Begin ENTRIES SUPPLIED
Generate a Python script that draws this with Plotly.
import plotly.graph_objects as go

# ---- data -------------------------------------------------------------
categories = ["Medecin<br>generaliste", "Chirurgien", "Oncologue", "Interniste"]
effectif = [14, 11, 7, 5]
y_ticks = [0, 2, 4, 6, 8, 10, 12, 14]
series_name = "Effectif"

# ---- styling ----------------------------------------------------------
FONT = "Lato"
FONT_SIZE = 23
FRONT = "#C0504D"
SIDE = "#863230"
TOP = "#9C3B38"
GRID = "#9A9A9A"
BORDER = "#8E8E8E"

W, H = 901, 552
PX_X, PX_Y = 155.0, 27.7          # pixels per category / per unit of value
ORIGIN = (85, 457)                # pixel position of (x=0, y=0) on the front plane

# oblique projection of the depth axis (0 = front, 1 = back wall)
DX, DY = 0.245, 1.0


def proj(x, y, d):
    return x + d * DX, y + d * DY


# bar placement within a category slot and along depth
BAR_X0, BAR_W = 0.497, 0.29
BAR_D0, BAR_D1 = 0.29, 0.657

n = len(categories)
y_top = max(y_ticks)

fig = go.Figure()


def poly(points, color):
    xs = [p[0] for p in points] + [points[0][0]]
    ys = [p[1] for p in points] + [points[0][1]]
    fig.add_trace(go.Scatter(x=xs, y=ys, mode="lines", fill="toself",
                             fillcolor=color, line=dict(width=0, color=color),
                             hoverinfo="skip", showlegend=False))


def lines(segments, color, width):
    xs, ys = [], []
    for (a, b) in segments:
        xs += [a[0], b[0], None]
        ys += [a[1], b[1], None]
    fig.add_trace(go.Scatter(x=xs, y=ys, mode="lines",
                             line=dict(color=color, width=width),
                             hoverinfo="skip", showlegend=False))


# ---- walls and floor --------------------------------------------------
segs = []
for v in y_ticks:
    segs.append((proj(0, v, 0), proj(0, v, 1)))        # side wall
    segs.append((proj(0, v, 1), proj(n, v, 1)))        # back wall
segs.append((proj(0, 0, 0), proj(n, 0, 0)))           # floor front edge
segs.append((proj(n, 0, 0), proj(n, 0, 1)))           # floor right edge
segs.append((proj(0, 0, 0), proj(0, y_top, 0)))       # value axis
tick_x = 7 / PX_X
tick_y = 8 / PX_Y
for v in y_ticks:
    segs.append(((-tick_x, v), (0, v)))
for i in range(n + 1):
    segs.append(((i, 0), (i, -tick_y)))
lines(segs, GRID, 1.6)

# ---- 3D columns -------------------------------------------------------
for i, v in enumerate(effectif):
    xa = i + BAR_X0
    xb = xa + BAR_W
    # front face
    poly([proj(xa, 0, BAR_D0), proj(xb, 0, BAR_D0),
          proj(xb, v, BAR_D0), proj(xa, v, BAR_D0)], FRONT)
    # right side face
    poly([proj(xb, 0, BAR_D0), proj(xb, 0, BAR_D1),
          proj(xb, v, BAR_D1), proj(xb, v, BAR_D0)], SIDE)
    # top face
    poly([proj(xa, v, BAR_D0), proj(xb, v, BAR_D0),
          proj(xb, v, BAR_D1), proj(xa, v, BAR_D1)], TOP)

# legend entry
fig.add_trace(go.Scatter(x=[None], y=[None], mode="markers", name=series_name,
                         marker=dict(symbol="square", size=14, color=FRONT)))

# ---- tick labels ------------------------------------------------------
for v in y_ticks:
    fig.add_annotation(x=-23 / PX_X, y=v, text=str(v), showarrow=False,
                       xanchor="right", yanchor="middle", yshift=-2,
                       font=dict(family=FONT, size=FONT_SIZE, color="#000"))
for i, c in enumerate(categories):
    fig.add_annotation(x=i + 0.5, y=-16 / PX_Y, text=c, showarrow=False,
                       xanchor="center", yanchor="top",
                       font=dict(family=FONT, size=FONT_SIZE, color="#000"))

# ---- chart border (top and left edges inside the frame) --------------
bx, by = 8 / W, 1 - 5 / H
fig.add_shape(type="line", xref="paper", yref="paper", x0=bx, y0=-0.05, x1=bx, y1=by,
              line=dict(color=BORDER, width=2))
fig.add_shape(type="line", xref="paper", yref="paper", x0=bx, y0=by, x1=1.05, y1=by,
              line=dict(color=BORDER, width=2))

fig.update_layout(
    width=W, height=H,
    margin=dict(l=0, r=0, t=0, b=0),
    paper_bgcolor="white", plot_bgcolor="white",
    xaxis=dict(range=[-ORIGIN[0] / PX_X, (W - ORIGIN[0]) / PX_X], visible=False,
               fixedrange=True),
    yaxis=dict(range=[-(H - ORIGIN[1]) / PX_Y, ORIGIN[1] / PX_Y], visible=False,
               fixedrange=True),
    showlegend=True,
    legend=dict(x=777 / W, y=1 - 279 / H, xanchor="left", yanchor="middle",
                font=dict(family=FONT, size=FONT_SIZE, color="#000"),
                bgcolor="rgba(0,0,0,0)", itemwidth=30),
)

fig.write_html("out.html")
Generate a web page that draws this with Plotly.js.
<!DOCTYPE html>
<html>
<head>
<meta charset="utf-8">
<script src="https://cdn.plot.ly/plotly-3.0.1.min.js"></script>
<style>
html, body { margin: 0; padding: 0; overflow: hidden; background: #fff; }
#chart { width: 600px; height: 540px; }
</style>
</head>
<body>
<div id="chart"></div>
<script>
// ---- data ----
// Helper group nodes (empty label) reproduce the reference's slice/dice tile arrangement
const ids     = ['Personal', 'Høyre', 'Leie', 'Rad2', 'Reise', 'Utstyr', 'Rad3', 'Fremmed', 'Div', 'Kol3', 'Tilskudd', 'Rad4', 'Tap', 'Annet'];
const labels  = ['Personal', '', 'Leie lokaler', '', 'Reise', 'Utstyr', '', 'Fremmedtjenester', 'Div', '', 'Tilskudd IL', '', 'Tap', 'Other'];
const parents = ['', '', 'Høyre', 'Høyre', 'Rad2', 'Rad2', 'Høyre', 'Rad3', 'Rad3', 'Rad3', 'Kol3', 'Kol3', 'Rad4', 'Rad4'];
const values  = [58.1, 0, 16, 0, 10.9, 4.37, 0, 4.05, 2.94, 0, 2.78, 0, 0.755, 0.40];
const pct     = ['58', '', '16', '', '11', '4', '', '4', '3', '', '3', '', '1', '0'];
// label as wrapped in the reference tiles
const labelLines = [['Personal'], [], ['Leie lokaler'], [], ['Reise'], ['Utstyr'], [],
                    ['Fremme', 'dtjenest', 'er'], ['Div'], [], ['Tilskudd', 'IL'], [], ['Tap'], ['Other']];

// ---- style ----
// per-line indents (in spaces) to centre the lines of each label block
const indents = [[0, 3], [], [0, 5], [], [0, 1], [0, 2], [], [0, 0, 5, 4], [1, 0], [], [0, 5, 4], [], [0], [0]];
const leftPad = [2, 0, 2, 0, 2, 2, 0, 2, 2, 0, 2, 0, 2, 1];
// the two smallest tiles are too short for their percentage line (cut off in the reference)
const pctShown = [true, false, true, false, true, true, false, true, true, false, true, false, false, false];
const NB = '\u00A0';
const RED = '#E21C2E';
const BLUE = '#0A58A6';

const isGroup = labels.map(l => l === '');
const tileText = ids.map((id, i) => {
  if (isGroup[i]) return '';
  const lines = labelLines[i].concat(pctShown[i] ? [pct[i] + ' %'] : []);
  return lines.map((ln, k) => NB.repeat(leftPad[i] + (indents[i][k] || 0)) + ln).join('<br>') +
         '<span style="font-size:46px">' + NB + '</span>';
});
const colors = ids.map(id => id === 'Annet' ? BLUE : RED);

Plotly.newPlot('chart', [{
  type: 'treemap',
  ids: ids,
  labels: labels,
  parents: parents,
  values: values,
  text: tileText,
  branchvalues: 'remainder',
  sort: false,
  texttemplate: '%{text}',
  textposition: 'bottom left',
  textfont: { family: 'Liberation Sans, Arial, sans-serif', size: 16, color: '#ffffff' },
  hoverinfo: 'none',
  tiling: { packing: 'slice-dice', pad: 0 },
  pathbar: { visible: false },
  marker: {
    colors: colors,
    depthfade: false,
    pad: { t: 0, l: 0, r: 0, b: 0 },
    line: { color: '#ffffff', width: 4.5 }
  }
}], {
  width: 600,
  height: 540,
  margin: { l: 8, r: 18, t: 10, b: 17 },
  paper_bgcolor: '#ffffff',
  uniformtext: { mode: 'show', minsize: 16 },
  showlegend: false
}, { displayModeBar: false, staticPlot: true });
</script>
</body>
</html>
End ENTRIES SUPPLIED
■ **WRITTEN REQUEST**:
The lines to return run from the one containing "Generate a web" down to the one containing "const colors = ids.map(id"; give them exactly, both included, and no others.

■ **TASK RESPONSE**:
Generate a web page that draws this with Plotly.js.
<!DOCTYPE html>
<html>
<head>
<meta charset="utf-8">
<script src="https://cdn.plot.ly/plotly-3.0.1.min.js"></script>
<style>
html, body { margin: 0; padding: 0; overflow: hidden; background: #fff; }
#chart { width: 600px; height: 540px; }
</style>
</head>
<body>
<div id="chart"></div>
<script>
// ---- data ----
// Helper group nodes (empty label) reproduce the reference's slice/dice tile arrangement
const ids     = ['Personal', 'Høyre', 'Leie', 'Rad2', 'Reise', 'Utstyr', 'Rad3', 'Fremmed', 'Div', 'Kol3', 'Tilskudd', 'Rad4', 'Tap', 'Annet'];
const labels  = ['Personal', '', 'Leie lokaler', '', 'Reise', 'Utstyr', '', 'Fremmedtjenester', 'Div', '', 'Tilskudd IL', '', 'Tap', 'Other'];
const parents = ['', '', 'Høyre', 'Høyre', 'Rad2', 'Rad2', 'Høyre', 'Rad3', 'Rad3', 'Rad3', 'Kol3', 'Kol3', 'Rad4', 'Rad4'];
const values  = [58.1, 0, 16, 0, 10.9, 4.37, 0, 4.05, 2.94, 0, 2.78, 0, 0.755, 0.40];
const pct     = ['58', '', '16', '', '11', '4', '', '4', '3', '', '3', '', '1', '0'];
// label as wrapped in the reference tiles
const labelLines = [['Personal'], [], ['Leie lokaler'], [], ['Reise'], ['Utstyr'], [],
                    ['Fremme', 'dtjenest', 'er'], ['Div'], [], ['Tilskudd', 'IL'], [], ['Tap'], ['Other']];

// ---- style ----
// per-line indents (in spaces) to centre the lines of each label block
const indents = [[0, 3], [], [0, 5], [], [0, 1], [0, 2], [], [0, 0, 5, 4], [1, 0], [], [0, 5, 4], [], [0], [0]];
const leftPad = [2, 0, 2, 0, 2, 2, 0, 2, 2, 0, 2, 0, 2, 1];
// the two smallest tiles are too short for their percentage line (cut off in the reference)
const pctShown = [true, false, true, false, true, true, false, true, true, false, true, false, false, false];
const NB = '\u00A0';
const RED = '#E21C2E';
const BLUE = '#0A58A6';

const isGroup = labels.map(l => l === '');
const tileText = ids.map((id, i) => {
  if (isGroup[i]) return '';
  const lines = labelLines[i].concat(pctShown[i] ? [pct[i] + ' %'] : []);
  return lines.map((ln, k) => NB.repeat(leftPad[i] + (indents[i][k] || 0)) + ln).join('<br>') +
         '<span style="font-size:46px">' + NB + '</span>';
});
const colors = ids.map(id => id === 'Annet' ? BLUE : RED);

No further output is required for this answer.